И не только в непосредственной близости к разрушенному реактору дозиметры зашкаливали. Например, 27 апреля близ Чернобыля сотрудники контрольного поста задержали «Жигули». Проверкой установлено, докладывал капитан КГБ Холод, что уровень радиации на поверхности автомобиля превышал фоновый в 5000 раз.
«Многие структуры, призванные бороться с последствиями подобных техногенных катастроф, оказалось не готовыми к выполнению возложенных на них задач, — продолжает Владимир Вятрович. — Вот еще одно свидетельство этому: «При развертывании санитарно— обмывочных пунктов, из 47 на 2 мая 1986 года пригодными оказались лишь 5, на 3—10 мая — еще 7… Персонал СОП не имел никаких индивидуальных средств защиты и сам подвергался заражению. Кроме того, он укомплектован на 70 процентов из семейных женщин преклонного возраста, которые отказались выезжать в зону.
Несмотря на многочисленную армию Гражданской обороны, власть сразу приступила к мобилизации так называемых партизанов — военнообязанных. Из документов КГБ становится известно, что «При проведении мобилизации некоторые работники комиссариатов, в частности во… Львовской, Ивано-Франковской областях прибегали к откровенному обману лиц приписного состава, которым сообщали о направлении их не в Чернобыль, а в целинные районы, говорили об оплате в пятикратном размере, обещали помощь в получении бесплатных путевок после возвращения, предоставлении других льгот семьям».

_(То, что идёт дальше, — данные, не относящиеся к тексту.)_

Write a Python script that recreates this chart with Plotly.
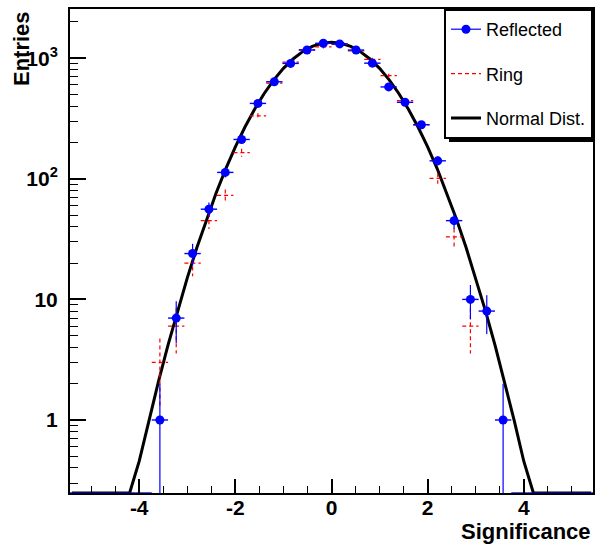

По словам бывшего начальника штаба Гражданской обороны УССР генерал-лейтенанта Николая Бондарчука, «было мобилизовано много лишних людей». «Уже в первые дни после аварии в районе Чернобыльской АЭС оказались десятки тысяч граждан, львиной доле из которых не было чем заняться, — вспоминал генерал. — Вот они и получали безумные дозы радиации, которые впоследствии сводили на тот свет».
Каждый прожитый день отдаляет нас от той ужасной трагедии. С каждым годом становится меньше среди нас людей, которые ценой собственного здоровья, а то и жизни укротили атомного джина. Но мы должны помнить их, уважать их память и вспоминать не только 26 апреля.